Query fails with "Counters limit exceeded" error message

Condition

After upgrading to CDP Private Cloud Base, you may notice that some Hive queries fail with a "Counters limit exceeded: Too many counters: 10001 max=10000" and "Counters limit exceeded: Too many counter groups: 3001 max=3000".

Cause

This issue occurs because a lower value is specified for Apache Tez task counters (tez.counters.max) and counter groups (tez.counters.max.groups), which prevents Tez from executing the DAG. If you are running long queries, increase the value for Tez counters and counter groups.
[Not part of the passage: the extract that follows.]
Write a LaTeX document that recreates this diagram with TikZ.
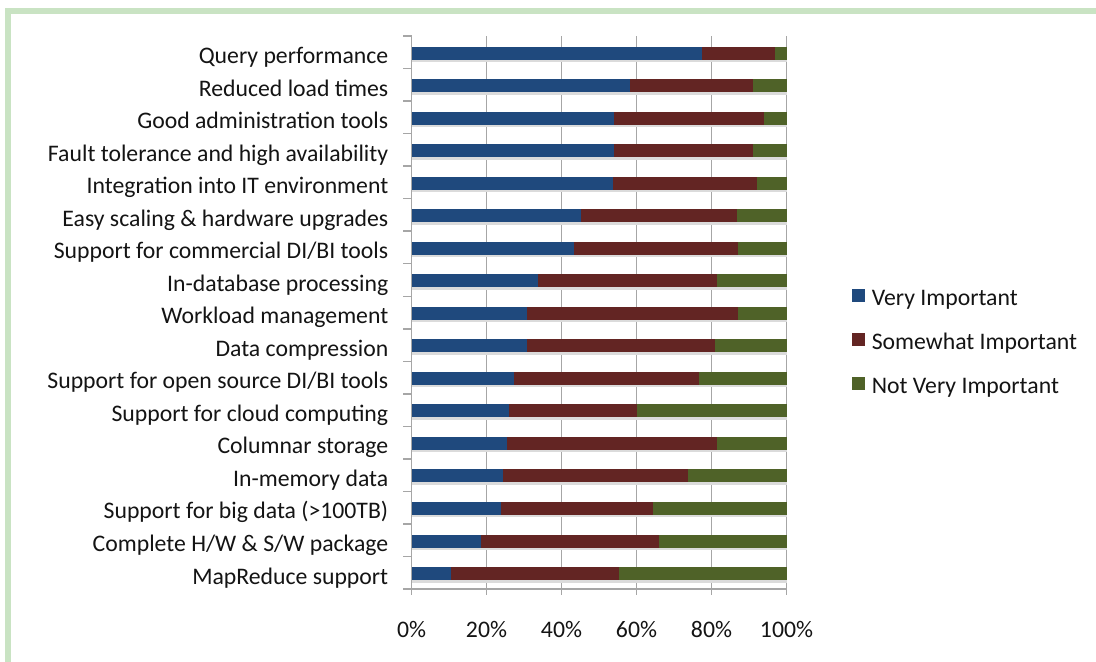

It is recommended that you set the value of tez.counters.max at the session level and also add it to the allowlist.

Solution

  1. Log in to Cloudera Manager as an administrator.
  2. Go to Clusters > Hive on Tez > Configuration and search for 'HiveServer2 Advanced Configuration Snippet (Safety Valve) for hive-site.xml'.
  3. Click and add the property key: hive.security.authorization.sqlstd.confwhitelist.append.
  4. Provide the property value, or values, to allowlist, for example: tez\.counters\..* or tez\.counters\.max|tez\.counters\.max\.groups.
    This action appends the parameters to the allowlist.
  5. Save the changes and restart the Hive on Tez service.
  6. From the Beeline shell, set the tez.counters.max property to a higher value and run the query.
    set tez.counters.max=50000;
    Run the Hive query and if it continues to fail, perform the steps provided below.
  7. In Cloudera Manager, go to Clusters > Tez > Configuration and search for the tez.counters.max property.
  8. Modify the value to 50000, save changes, and refresh the Tez service.
  9. Restart the Hive on Tez service and run the Hive query again.
    If you encounter the following error, modify the value for tez.counters.max.groups.
    ERROR : Counters limit exceeded: org.apache.tez.common.counters.LimitExceededException: Too many counter groups: 3001 max=3000
  10. In Cloudera Manager, go to Clusters > Tez > Configuration and search for the tez.counters.max.groups property.
  11. Modify the value to 10000, save changes, and refresh the Tez service.
  12. Restart the Hive on Tez service and run the Hive query.